Aim of the exercise: Restate the data below word for word. Skip any images it contains.
____
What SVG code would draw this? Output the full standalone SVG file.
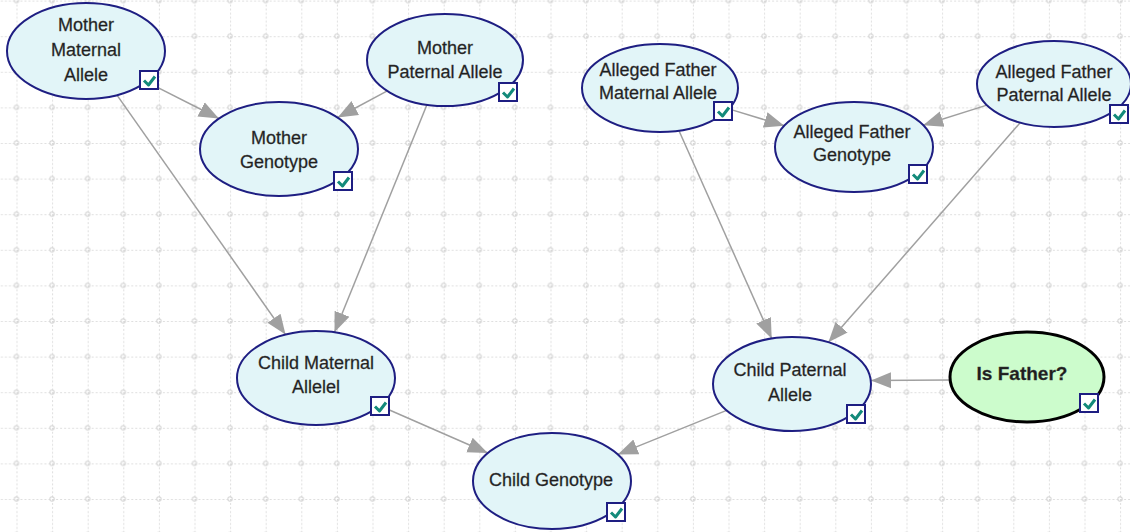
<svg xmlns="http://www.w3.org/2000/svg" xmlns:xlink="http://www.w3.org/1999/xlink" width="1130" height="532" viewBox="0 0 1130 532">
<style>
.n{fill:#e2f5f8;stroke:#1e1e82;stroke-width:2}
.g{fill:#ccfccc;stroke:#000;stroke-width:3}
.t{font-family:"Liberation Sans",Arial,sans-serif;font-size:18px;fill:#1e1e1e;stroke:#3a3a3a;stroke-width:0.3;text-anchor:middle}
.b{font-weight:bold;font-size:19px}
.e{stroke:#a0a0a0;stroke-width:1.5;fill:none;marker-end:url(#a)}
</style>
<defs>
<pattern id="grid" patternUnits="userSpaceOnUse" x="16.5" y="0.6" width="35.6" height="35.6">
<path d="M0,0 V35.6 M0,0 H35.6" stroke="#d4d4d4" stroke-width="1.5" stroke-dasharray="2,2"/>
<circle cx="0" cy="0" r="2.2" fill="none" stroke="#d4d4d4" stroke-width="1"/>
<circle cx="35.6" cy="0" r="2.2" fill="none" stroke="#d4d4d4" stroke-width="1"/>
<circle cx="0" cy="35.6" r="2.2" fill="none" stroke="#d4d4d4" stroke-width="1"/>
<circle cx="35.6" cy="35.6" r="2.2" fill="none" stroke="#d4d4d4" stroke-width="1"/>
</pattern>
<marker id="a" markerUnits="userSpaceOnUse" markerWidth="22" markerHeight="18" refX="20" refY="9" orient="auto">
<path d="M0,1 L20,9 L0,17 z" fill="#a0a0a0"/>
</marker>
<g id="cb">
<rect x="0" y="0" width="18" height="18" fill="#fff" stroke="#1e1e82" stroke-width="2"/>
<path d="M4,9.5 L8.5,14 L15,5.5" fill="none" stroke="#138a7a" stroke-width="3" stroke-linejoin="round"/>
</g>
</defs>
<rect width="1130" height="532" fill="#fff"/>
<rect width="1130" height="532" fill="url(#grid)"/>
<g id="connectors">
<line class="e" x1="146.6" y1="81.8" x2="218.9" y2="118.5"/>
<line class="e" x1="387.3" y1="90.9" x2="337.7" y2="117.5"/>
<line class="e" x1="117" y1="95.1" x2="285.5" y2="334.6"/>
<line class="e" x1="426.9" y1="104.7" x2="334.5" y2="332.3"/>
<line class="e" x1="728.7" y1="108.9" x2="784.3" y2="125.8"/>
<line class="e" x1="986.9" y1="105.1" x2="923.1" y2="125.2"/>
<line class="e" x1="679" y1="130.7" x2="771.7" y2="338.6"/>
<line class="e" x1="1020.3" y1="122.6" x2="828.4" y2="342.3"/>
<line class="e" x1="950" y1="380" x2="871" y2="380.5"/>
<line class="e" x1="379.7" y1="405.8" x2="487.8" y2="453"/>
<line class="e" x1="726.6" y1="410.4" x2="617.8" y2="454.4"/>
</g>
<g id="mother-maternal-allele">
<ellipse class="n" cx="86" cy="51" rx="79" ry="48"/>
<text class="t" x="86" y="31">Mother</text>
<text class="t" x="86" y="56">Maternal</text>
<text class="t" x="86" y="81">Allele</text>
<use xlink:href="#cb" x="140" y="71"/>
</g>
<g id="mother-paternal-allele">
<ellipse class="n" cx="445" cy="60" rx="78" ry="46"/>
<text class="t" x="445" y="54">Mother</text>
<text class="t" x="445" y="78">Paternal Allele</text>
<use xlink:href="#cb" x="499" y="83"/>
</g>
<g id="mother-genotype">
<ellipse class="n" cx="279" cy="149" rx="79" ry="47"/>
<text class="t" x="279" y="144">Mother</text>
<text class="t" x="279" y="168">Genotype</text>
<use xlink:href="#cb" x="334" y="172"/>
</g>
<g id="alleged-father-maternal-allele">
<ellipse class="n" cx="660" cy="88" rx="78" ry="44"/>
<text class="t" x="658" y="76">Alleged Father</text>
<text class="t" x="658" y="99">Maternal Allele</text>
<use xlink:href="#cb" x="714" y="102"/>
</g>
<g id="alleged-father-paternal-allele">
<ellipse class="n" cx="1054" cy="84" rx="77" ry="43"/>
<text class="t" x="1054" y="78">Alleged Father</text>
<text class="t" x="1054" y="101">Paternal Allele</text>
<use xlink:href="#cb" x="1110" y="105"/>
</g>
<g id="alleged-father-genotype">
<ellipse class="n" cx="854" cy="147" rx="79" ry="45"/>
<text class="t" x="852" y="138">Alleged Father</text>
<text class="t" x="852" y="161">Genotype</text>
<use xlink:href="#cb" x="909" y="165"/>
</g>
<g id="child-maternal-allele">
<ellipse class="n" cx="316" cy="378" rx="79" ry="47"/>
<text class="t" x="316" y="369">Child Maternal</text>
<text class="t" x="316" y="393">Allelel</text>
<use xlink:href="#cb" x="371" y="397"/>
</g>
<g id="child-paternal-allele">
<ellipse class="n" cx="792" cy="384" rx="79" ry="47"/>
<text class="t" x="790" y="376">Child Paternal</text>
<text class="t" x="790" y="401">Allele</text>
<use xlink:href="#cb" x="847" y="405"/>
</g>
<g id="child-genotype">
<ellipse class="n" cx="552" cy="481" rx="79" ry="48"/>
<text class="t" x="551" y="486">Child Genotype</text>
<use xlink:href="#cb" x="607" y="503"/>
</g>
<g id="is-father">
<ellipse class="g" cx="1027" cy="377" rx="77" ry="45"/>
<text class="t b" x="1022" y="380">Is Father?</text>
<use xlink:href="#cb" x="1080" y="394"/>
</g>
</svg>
____
Written answer:
What SVG code would draw this? Output the full standalone SVG file.
<svg xmlns="http://www.w3.org/2000/svg" xmlns:xlink="http://www.w3.org/1999/xlink" width="1130" height="532" viewBox="0 0 1130 532">
<style>
.n{fill:#e2f5f8;stroke:#1e1e82;stroke-width:2}
.g{fill:#ccfccc;stroke:#000;stroke-width:3}
.t{font-family:"Liberation Sans",Arial,sans-serif;font-size:18px;fill:#1e1e1e;stroke:#3a3a3a;stroke-width:0.3;text-anchor:middle}
.b{font-weight:bold;font-size:19px}
.e{stroke:#a0a0a0;stroke-width:1.5;fill:none;marker-end:url(#a)}
</style>
<defs>
<pattern id="grid" patternUnits="userSpaceOnUse" x="16.5" y="0.6" width="35.6" height="35.6">
<path d="M0,0 V35.6 M0,0 H35.6" stroke="#d4d4d4" stroke-width="1.5" stroke-dasharray="2,2"/>
<circle cx="0" cy="0" r="2.2" fill="none" stroke="#d4d4d4" stroke-width="1"/>
<circle cx="35.6" cy="0" r="2.2" fill="none" stroke="#d4d4d4" stroke-width="1"/>
<circle cx="0" cy="35.6" r="2.2" fill="none" stroke="#d4d4d4" stroke-width="1"/>
<circle cx="35.6" cy="35.6" r="2.2" fill="none" stroke="#d4d4d4" stroke-width="1"/>
</pattern>
<marker id="a" markerUnits="userSpaceOnUse" markerWidth="22" markerHeight="18" refX="20" refY="9" orient="auto">
<path d="M0,1 L20,9 L0,17 z" fill="#a0a0a0"/>
</marker>
<g id="cb">
<rect x="0" y="0" width="18" height="18" fill="#fff" stroke="#1e1e82" stroke-width="2"/>
<path d="M4,9.5 L8.5,14 L15,5.5" fill="none" stroke="#138a7a" stroke-width="3" stroke-linejoin="round"/>
</g>
</defs>
<rect width="1130" height="532" fill="#fff"/>
<rect width="1130" height="532" fill="url(#grid)"/>
<g id="connectors">
<line class="e" x1="146.6" y1="81.8" x2="218.9" y2="118.5"/>
<line class="e" x1="387.3" y1="90.9" x2="337.7" y2="117.5"/>
<line class="e" x1="117" y1="95.1" x2="285.5" y2="334.6"/>
<line class="e" x1="426.9" y1="104.7" x2="334.5" y2="332.3"/>
<line class="e" x1="728.7" y1="108.9" x2="784.3" y2="125.8"/>
<line class="e" x1="986.9" y1="105.1" x2="923.1" y2="125.2"/>
<line class="e" x1="679" y1="130.7" x2="771.7" y2="338.6"/>
<line class="e" x1="1020.3" y1="122.6" x2="828.4" y2="342.3"/>
<line class="e" x1="950" y1="380" x2="871" y2="380.5"/>
<line class="e" x1="379.7" y1="405.8" x2="487.8" y2="453"/>
<line class="e" x1="726.6" y1="410.4" x2="617.8" y2="454.4"/>
</g>
<g id="mother-maternal-allele">
<ellipse class="n" cx="86" cy="51" rx="79" ry="48"/>
<text class="t" x="86" y="31">Mother</text>
<text class="t" x="86" y="56">Maternal</text>
<text class="t" x="86" y="81">Allele</text>
<use xlink:href="#cb" x="140" y="71"/>
</g>
<g id="mother-paternal-allele">
<ellipse class="n" cx="445" cy="60" rx="78" ry="46"/>
<text class="t" x="445" y="54">Mother</text>
<text class="t" x="445" y="78">Paternal Allele</text>
<use xlink:href="#cb" x="499" y="83"/>
</g>
<g id="mother-genotype">
<ellipse class="n" cx="279" cy="149" rx="79" ry="47"/>
<text class="t" x="279" y="144">Mother</text>
<text class="t" x="279" y="168">Genotype</text>
<use xlink:href="#cb" x="334" y="172"/>
</g>
<g id="alleged-father-maternal-allele">
<ellipse class="n" cx="660" cy="88" rx="78" ry="44"/>
<text class="t" x="658" y="76">Alleged Father</text>
<text class="t" x="658" y="99">Maternal Allele</text>
<use xlink:href="#cb" x="714" y="102"/>
</g>
<g id="alleged-father-paternal-allele">
<ellipse class="n" cx="1054" cy="84" rx="77" ry="43"/>
<text class="t" x="1054" y="78">Alleged Father</text>
<text class="t" x="1054" y="101">Paternal Allele</text>
<use xlink:href="#cb" x="1110" y="105"/>
</g>
<g id="alleged-father-genotype">
<ellipse class="n" cx="854" cy="147" rx="79" ry="45"/>
<text class="t" x="852" y="138">Alleged Father</text>
<text class="t" x="852" y="161">Genotype</text>
<use xlink:href="#cb" x="909" y="165"/>
</g>
<g id="child-maternal-allele">
<ellipse class="n" cx="316" cy="378" rx="79" ry="47"/>
<text class="t" x="316" y="369">Child Maternal</text>
<text class="t" x="316" y="393">Allelel</text>
<use xlink:href="#cb" x="371" y="397"/>
</g>
<g id="child-paternal-allele">
<ellipse class="n" cx="792" cy="384" rx="79" ry="47"/>
<text class="t" x="790" y="376">Child Paternal</text>
<text class="t" x="790" y="401">Allele</text>
<use xlink:href="#cb" x="847" y="405"/>
</g>
<g id="child-genotype">
<ellipse class="n" cx="552" cy="481" rx="79" ry="48"/>
<text class="t" x="551" y="486">Child Genotype</text>
<use xlink:href="#cb" x="607" y="503"/>
</g>
<g id="is-father">
<ellipse class="g" cx="1027" cy="377" rx="77" ry="45"/>
<text class="t b" x="1022" y="380">Is Father?</text>
<use xlink:href="#cb" x="1080" y="394"/>
</g>
</svg>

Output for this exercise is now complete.